Her answer? “Keep calm and keep enrolling,” she said.
Organizers are bracing for more skepticism and confusion as the second year of enrollment begins Saturday under PPACA, which has promised health insurance to tens of millions of Americans without it. In the past two weeks, Republicans won control of Congress and pledged to chip away at the law, the Supreme Court agreed to review the case that challenges who’s eligible for insurance subsidies, and the Obama administration lowered the bar for its enrollment goals.
Now comes the toughest challenge: signing up uninsured Americans who are confused, clueless or downright hostile to the programs available for them.
“It seems like the program itself is trending in the wrong direction, not in the right direction,” said Les Funtleyder, a health-care portfolio manager at ESquared Asset Management in New York. “Momentum seems to be going against them, not for them.”
The administration said this week it expects coverage to expand to about 10 million at most — 2 million more than this year and 3 million fewer than congressional budget analysts had estimated.
Open enrollment runs from Nov. 15 to Feb. 15, and until recently, the administration’s allies said they hadn’t heard much from the government about its plans for the year. That began to change with a brief conference call Nov. 7 with President Barack Obama and his secretary of Health and Human Services (HHS), Sylvia Mathews Burwell.
Burwell makes her first trips to promote the law outside Washington today, with stops in Cincinnati and Columbus, Ohio.

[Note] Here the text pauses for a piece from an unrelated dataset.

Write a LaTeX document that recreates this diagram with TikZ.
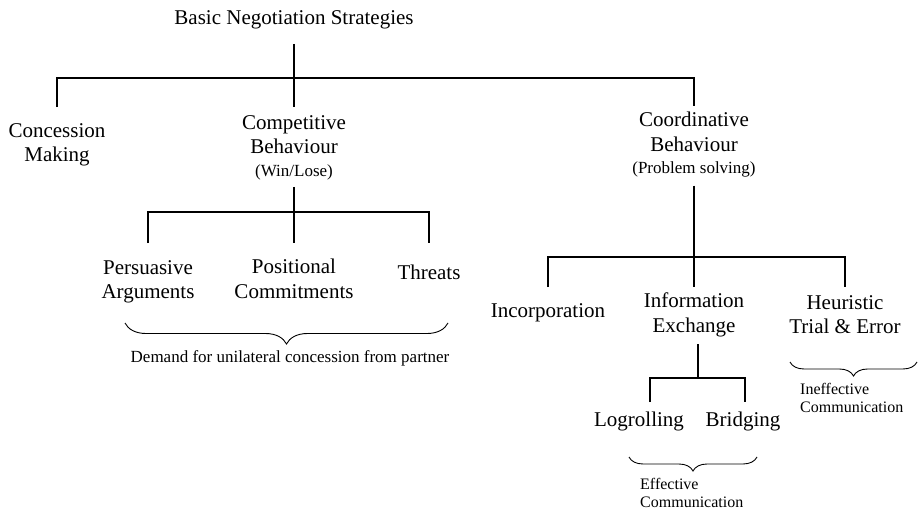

“We are confident that we are going to have a successful open enrollment,” Burwell said this week at an event hosted by the Democratic-aligned Center for American Progress. Success, she said, means that PPACA continues to dent the “fundamental number,” the U.S. uninsured rate, which is down about four percentage points this year to 13.4 percent, according to Gallup Inc.
The collapse of the online federal enrollment system in October 2013 was a black eye for Obama, Democrats and their political supporters promoting the law.
This year, Obama installed new managers at the agencies that supervise enrollment, who in turn say they have subjected the system to far more extensive testing than a year ago.
“There is huge pressure on the administration to make this thing work and be pretty seamless,” said Robert Blendon, a health policy professor at Harvard University. “It’s going to be a bit tougher, because you’re enrolling people who for whatever reason were not that excited to sign up last year.”
Cost is one problem, Funtleyder said. In many parts of the country, insurance premiums are high for people whose incomes aren’t low enough to qualify for financial assistance.
Brett Mills, the owner of a home health-care agency in Chugiak, Alaska, twice voted for Obama, optimistic that under the health law he and his wife might obtain health insurance for the first time since 2005. He’s been disappointed.
Mills and his wife, Lorna, make about $120,000, he said, too much to qualify for tax credits to reduce their premiums. The cheapest plan available to them on HealthCare.gov would cost $1,382 a month and carry a $10,500 deductible.